__MATERIAL TO PROCESS__.

<<<<

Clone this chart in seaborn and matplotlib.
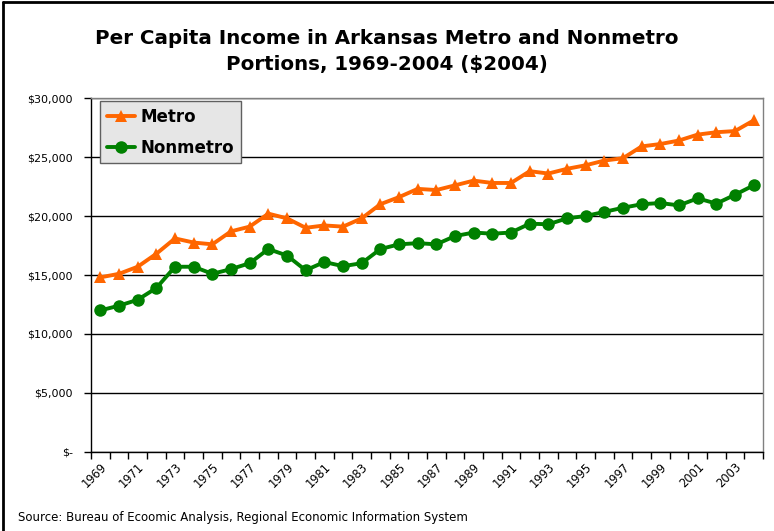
import matplotlib
matplotlib.use("Agg")
import matplotlib.pyplot as plt
import matplotlib.ticker as mticker
from matplotlib.lines import Line2D
import seaborn as sns
import pandas as pd
import numpy as np

# -----------------------------
# Data
# -----------------------------
years = list(range(1969, 2005))

metro = [14800, 15100, 15700, 16800, 18100, 17750, 17600, 18700, 19100, 20200,
         19800, 19000, 19200, 19100, 19800, 21000, 21600, 22300, 22200, 22600,
         23000, 22800, 22800, 23800, 23600, 24000, 24300, 24700, 24900, 25900,
         26100, 26400, 26900, 27100, 27200, 28100]

nonmetro = [12000, 12400, 12900, 13900, 15700, 15700, 15100, 15500, 16000, 17200,
            16650, 15400, 16100, 15750, 16000, 17200, 17600, 17700, 17600, 18300,
            18600, 18500, 18600, 19350, 19300, 19800, 20000, 20350, 20700, 21000,
            21100, 20900, 21500, 21050, 21800, 22600]

colors = {"Metro": "#FF6600", "Nonmetro": "#008000"}
markers = {"Metro": "^", "Nonmetro": "o"}

df = pd.DataFrame({
    "idx": list(range(len(years))) * 2,
    "value": metro + nonmetro,
    "series": ["Metro"] * len(years) + ["Nonmetro"] * len(years),
})

# -----------------------------
# Style
# -----------------------------
sns.set_theme(style="white")
plt.rcParams["font.family"] = ["DejaVu Sans"]
plt.rcParams["text.color"] = "black"
plt.rcParams["xtick.color"] = "black"
plt.rcParams["ytick.color"] = "black"

fig = plt.figure(figsize=(7.74, 5.31), dpi=100)
ax = fig.add_axes([0.1176, 0.1488, 0.8682, 0.6666])

sns.lineplot(data=df, x="idx", y="value", hue="series", style="series",
             palette=colors, markers=markers, dashes=False,
             linewidth=2.8, markersize=9, markeredgewidth=0, ax=ax)

# -----------------------------
# Axes
# -----------------------------
ax.set_xlim(-0.5, len(years) - 0.5)
ax.set_ylim(0, 30000)
ax.set_yticks(np.arange(0, 30001, 5000))
ax.yaxis.set_major_formatter(mticker.FuncFormatter(
    lambda v, p: "$-" if v == 0 else f"${v:,.0f}"))
ax.tick_params(axis="y", labelsize=8, length=5, width=1, color="black",
               labelcolor="black", direction="out", left=True, pad=8)
ax.grid(axis="y", color="black", linewidth=1)
ax.set_axisbelow(True)

# tick marks at the category boundaries, labels on every 2nd category
ax.set_xticks(np.arange(-0.5, len(years), 1), minor=True)
ax.set_xticks(np.arange(0, len(years), 2))
ax.set_xticklabels([str(y) for y in years[::2]], rotation=45, ha="right",
                   rotation_mode="anchor", fontsize=8.3)
ax.tick_params(axis="x", which="major", length=0, pad=6, labelcolor="black")
ax.tick_params(axis="x", which="minor", length=5, width=1, color="black",
               direction="out", bottom=True)
ax.set_xlabel("")
ax.set_ylabel("")

for side in ["left", "bottom"]:
    ax.spines[side].set_color("black")
    ax.spines[side].set_linewidth(1)
for side in ["top", "right"]:
    ax.spines[side].set_color("#808080")
    ax.spines[side].set_linewidth(1)

# -----------------------------
# Legend
# -----------------------------
leg = ax.legend(loc="upper left", bbox_to_anchor=(0.009, 1.0), fancybox=False,
                framealpha=1, facecolor="#E6E6E6", edgecolor="#606060",
                prop={"weight": "bold", "size": 12}, handlelength=1.7,
                borderpad=0.4, labelspacing=0.75, handletextpad=0.3,
                borderaxespad=0.2)
leg.get_frame().set_linewidth(1)
for t in leg.get_texts():
    t.set_color("black")

# -----------------------------
# Titles and border
# -----------------------------
fig.text(0.5, 0.903, "Per Capita Income in Arkansas Metro and Nonmetro\nPortions, 1969-2004 ($2004)",
         ha="center", va="center", fontsize=14.3, fontweight="bold",
         linespacing=1.5, color="black")
fig.text(18 / 774, 1 - 517 / 531, "Source: Bureau of Ecoomic Analysis, Regional Economic Information System",
         ha="left", va="center", fontsize=8.5, color="black")

fig.add_artist(Line2D([3 / 774, 3 / 774], [0, 1 - 2 / 531], color="black", linewidth=2))
fig.add_artist(Line2D([3 / 774, 1], [1 - 2 / 531, 1 - 2 / 531], color="black", linewidth=2))

fig.savefig("out.png", dpi=100)
plt.close(fig)
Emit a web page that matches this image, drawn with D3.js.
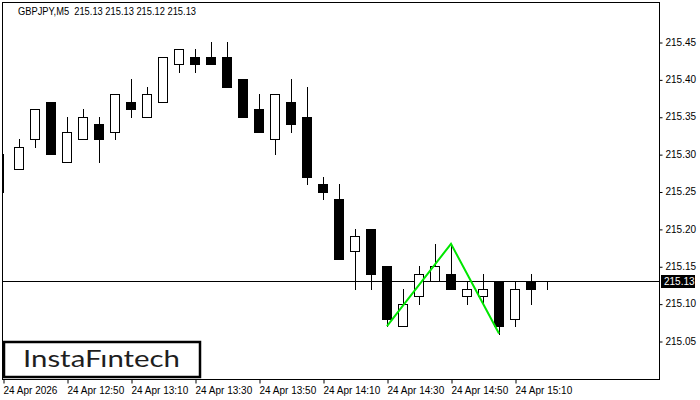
<!DOCTYPE html>
<meta charset="utf-8">
<head>
    <script type="text/javascript" src="https://d3js.org/d3.v7.min.js"></script>
    <style>
        body { margin: 0; background: white; }
        text { font-family: "Liberation Sans", Arial, sans-serif; }
    </style>
    <title>GBPJPY M5</title>
</head>
<body>
<script>

    var width = 700
    var height = 400

    // candles, M5, 24 Apr 2026
    var times = ["12:30", "12:35", "12:40", "12:45", "12:50", "12:55", "13:00", "13:05", "13:10", "13:15",
        "13:20", "13:25", "13:30", "13:35", "13:40", "13:45", "13:50", "13:55", "14:00", "14:05",
        "14:10", "14:15", "14:20", "14:25", "14:30", "14:35", "14:40", "14:45", "14:50", "14:55",
        "15:00", "15:05", "15:10", "15:15", "15:20"]
    var opens = [215.29, 215.28, 215.32, 215.37, 215.29, 215.32, 215.34, 215.33, 215.37, 215.35,
        215.37, 215.42, 215.43, 215.43, 215.43, 215.40, 215.36, 215.32, 215.37, 215.35,
        215.26, 215.24, 215.17, 215.20, 215.15, 215.07, 215.11, 215.13, 215.14, 215.11,
        215.11, 215.13, 215.08, 215.13, 215.13]
    var highs = [215.30, 215.32, 215.36, 215.37, 215.35, 215.36, 215.35, 215.38, 215.40, 215.39,
        215.43, 215.44, 215.44, 215.45, 215.45, 215.40, 215.38, 215.38, 215.40, 215.39,
        215.27, 215.26, 215.20, 215.20, 215.15, 215.12, 215.15, 215.18, 215.18, 215.13,
        215.14, 215.13, 215.13, 215.14, 215.13]
    var lows = [215.25, 215.28, 215.31, 215.30, 215.29, 215.32, 215.29, 215.32, 215.35, 215.35,
        215.37, 215.41, 215.41, 215.42, 215.39, 215.35, 215.33, 215.30, 215.33, 215.26,
        215.24, 215.16, 215.12, 215.12, 215.07, 215.07, 215.10, 215.13, 215.12, 215.10,
        215.10, 215.06, 215.07, 215.10, 215.12]
    var closes = [215.29, 215.31, 215.36, 215.30, 215.33, 215.35, 215.32, 215.38, 215.36, 215.38,
        215.43, 215.44, 215.42, 215.42, 215.39, 215.35, 215.33, 215.38, 215.34, 215.27,
        215.25, 215.16, 215.19, 215.14, 215.08, 215.10, 215.14, 215.15, 215.12, 215.12,
        215.12, 215.07, 215.12, 215.12, 215.13]

    // double top pattern
    var patternTimes = ["14:30", "14:50", "15:05"]
    var patternPrices = [215.07, 215.18, 215.06]

    var yTicks = [215.05, 215.10, 215.15, 215.20, 215.25, 215.30, 215.35, 215.40, 215.45]
    var xTickTimes = ["12:30", "12:50", "13:10", "13:30", "13:50", "14:10", "14:30", "14:50", "15:10"]
    var xTickLabels = ["24 Apr 2026", "24 Apr 12:50", "24 Apr 13:10", "24 Apr 13:30", "24 Apr 13:50",
        "24 Apr 14:10", "24 Apr 14:30", "24 Apr 14:50", "24 Apr 15:10"]

    var lastPrice = 215.13
    var title = "GBPJPY,M5  215.13 215.13 215.12 215.13"

    var plot = {left: 2.5, top: 2.5, right: 659.5, bottom: 379.5}

    var parseTime = d3.timeParse("%Y-%m-%d %H:%M")
    function toDate(t) { return parseTime("2026-04-24 " + t) }

    var candles = times.map(function (t, i) {
        return {t: toDate(t), o: opens[i], h: highs[i], l: lows[i], c: closes[i]}
    })

    var x = d3.scaleTime()
        .domain([toDate("12:30"), toDate("15:20")])
        .range([3, 547])

    var y = d3.scaleLinear()
        .domain([215.05, 215.45])
        .range([341, 42])

    var svg = d3.select("body").append("svg")
        .attr("width", width)
        .attr("height", height)

    svg.append("defs").append("clipPath").attr("id", "clip")
        .append("rect")
        .attr("x", plot.left).attr("y", plot.top)
        .attr("width", plot.right - plot.left).attr("height", plot.bottom - plot.top)

    var chart = svg.append("g").attr("clip-path", "url(#clip)")

    // price line
    chart.append("line")
        .attr("x1", plot.left).attr("x2", plot.right)
        .attr("y1", Math.round(y(lastPrice)) + 0.5).attr("y2", Math.round(y(lastPrice)) + 0.5)
        .style("stroke", "black")
        .style("stroke-width", 1)

    var c = chart.selectAll("g.candle")
        .data(candles)
        .enter()
        .append("g")
        .attr("class", "candle")

    c.append("line")
        .attr("x1", d => x(d.t) + 0.5).attr("x2", d => x(d.t) + 0.5)
        .attr("y1", d => Math.round(y(d.h))).attr("y2", d => Math.round(y(d.l)) + 1)
        .style("stroke", "black")
        .style("stroke-width", 1)

    c.append("rect")
        .attr("x", d => x(d.t) - 4.5)
        .attr("width", 9)
        .attr("y", d => Math.round(y(Math.max(d.o, d.c))) + 0.5)
        .attr("height", d => Math.round(y(Math.min(d.o, d.c))) - Math.round(y(Math.max(d.o, d.c))))
        .style("fill", d => d.c > d.o ? "white" : "black")
        .style("stroke", "black")
        .style("stroke-width", 1)

    // pattern
    var line = d3.line()
        .x(d => x(toDate(d[0])))
        .y(d => y(d[1]))

    chart.append("path")
        .datum(patternTimes.map((t, i) => [t, patternPrices[i]]))
        .attr("d", line)
        .style("fill", "none")
        .style("stroke", "#00e600")
        .style("stroke-width", 2)

    // frame
    svg.append("rect")
        .attr("x", plot.left).attr("y", plot.top)
        .attr("width", plot.right - plot.left).attr("height", plot.bottom - plot.top)
        .style("fill", "none")
        .style("stroke", "black")
        .style("stroke-width", 1)

    // y axis
    var yAxis = svg.append("g")
        .attr("transform", "translate(" + plot.right + ",0)")
        .call(d3.axisRight(y).tickValues(yTicks).tickSize(3).tickFormat(d3.format(".2f")))
    yAxis.select(".domain").remove()
    yAxis.selectAll("line").attr("transform", "translate(0,0.5)")
    yAxis.selectAll("text")
        .attr("x", 6)
        .style("font-size", "10px")
        .style("fill", "black")

    // current price label
    var py = Math.round(y(lastPrice)) + 0.5
    svg.append("rect")
        .attr("x", 661).attr("y", py - 6.5)
        .attr("width", 34).attr("height", 13)
        .style("fill", "black")
    svg.append("text")
        .attr("x", 664).attr("y", py)
        .attr("dy", "0.35em")
        .style("font-size", "10px")
        .style("fill", "white")
        .text(d3.format(".2f")(lastPrice))

    // x axis
    var xAxis = svg.append("g")
        .attr("transform", "translate(0," + plot.bottom + ")")
        .call(d3.axisBottom(x)
            .tickValues(xTickTimes.map(toDate))
            .tickSize(4)
            .tickFormat((d, i) => xTickLabels[i]))
    xAxis.select(".domain").remove()
    xAxis.selectAll("line").attr("transform", "translate(0.5,0)")
    xAxis.selectAll("text")
        .style("text-anchor", "start")
        .style("font-size", "10px")
        .style("fill", "black")
        .attr("x", 0)

    // title
    svg.append("text")
        .attr("x", 18).attr("y", 15)
        .attr("xml:space", "preserve")
        .style("white-space", "pre")
        .attr("textLength", 178)
        .attr("lengthAdjust", "spacingAndGlyphs")
        .style("font-size", "10px")
        .style("fill", "black")
        .text(title)

    // logo
    svg.append("rect")
        .attr("x", 4).attr("y", 342)
        .attr("width", 196).attr("height", 35)
        .style("fill", "white")
        .style("stroke", "black")
        .style("stroke-width", 2.5)
    svg.append("text")
        .attr("x", 23).attr("y", 367)
        .attr("textLength", 157)
        .attr("lengthAdjust", "spacingAndGlyphs")
        .style("font-family", "Lato, sans-serif")
        .style("font-size", "24px")
        .style("fill", "#1e1e1e")
        .text("InstaF\u0131ntech")

</script>
</body>
</html>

>>>>

__EXERCISE PROMPT__. Write out an exact copy of the listing, first line through the line containing "ax.set_axisbelow(True)", with the pictures left out.

__SOLUTION__.
Clone this chart in seaborn and matplotlib.
import matplotlib
matplotlib.use("Agg")
import matplotlib.pyplot as plt
import matplotlib.ticker as mticker
from matplotlib.lines import Line2D
import seaborn as sns
import pandas as pd
import numpy as np

# -----------------------------
# Data
# -----------------------------
years = list(range(1969, 2005))

metro = [14800, 15100, 15700, 16800, 18100, 17750, 17600, 18700, 19100, 20200,
         19800, 19000, 19200, 19100, 19800, 21000, 21600, 22300, 22200, 22600,
         23000, 22800, 22800, 23800, 23600, 24000, 24300, 24700, 24900, 25900,
         26100, 26400, 26900, 27100, 27200, 28100]

nonmetro = [12000, 12400, 12900, 13900, 15700, 15700, 15100, 15500, 16000, 17200,
            16650, 15400, 16100, 15750, 16000, 17200, 17600, 17700, 17600, 18300,
            18600, 18500, 18600, 19350, 19300, 19800, 20000, 20350, 20700, 21000,
            21100, 20900, 21500, 21050, 21800, 22600]

colors = {"Metro": "#FF6600", "Nonmetro": "#008000"}
markers = {"Metro": "^", "Nonmetro": "o"}

df = pd.DataFrame({
    "idx": list(range(len(years))) * 2,
    "value": metro + nonmetro,
    "series": ["Metro"] * len(years) + ["Nonmetro"] * len(years),
})

# -----------------------------
# Style
# -----------------------------
sns.set_theme(style="white")
plt.rcParams["font.family"] = ["DejaVu Sans"]
plt.rcParams["text.color"] = "black"
plt.rcParams["xtick.color"] = "black"
plt.rcParams["ytick.color"] = "black"

fig = plt.figure(figsize=(7.74, 5.31), dpi=100)
ax = fig.add_axes([0.1176, 0.1488, 0.8682, 0.6666])

sns.lineplot(data=df, x="idx", y="value", hue="series", style="series",
             palette=colors, markers=markers, dashes=False,
             linewidth=2.8, markersize=9, markeredgewidth=0, ax=ax)

# -----------------------------
# Axes
# -----------------------------
ax.set_xlim(-0.5, len(years) - 0.5)
ax.set_ylim(0, 30000)
ax.set_yticks(np.arange(0, 30001, 5000))
ax.yaxis.set_major_formatter(mticker.FuncFormatter(
    lambda v, p: "$-" if v == 0 else f"${v:,.0f}"))
ax.tick_params(axis="y", labelsize=8, length=5, width=1, color="black",
               labelcolor="black", direction="out", left=True, pad=8)
ax.grid(axis="y", color="black", linewidth=1)
ax.set_axisbelow(True)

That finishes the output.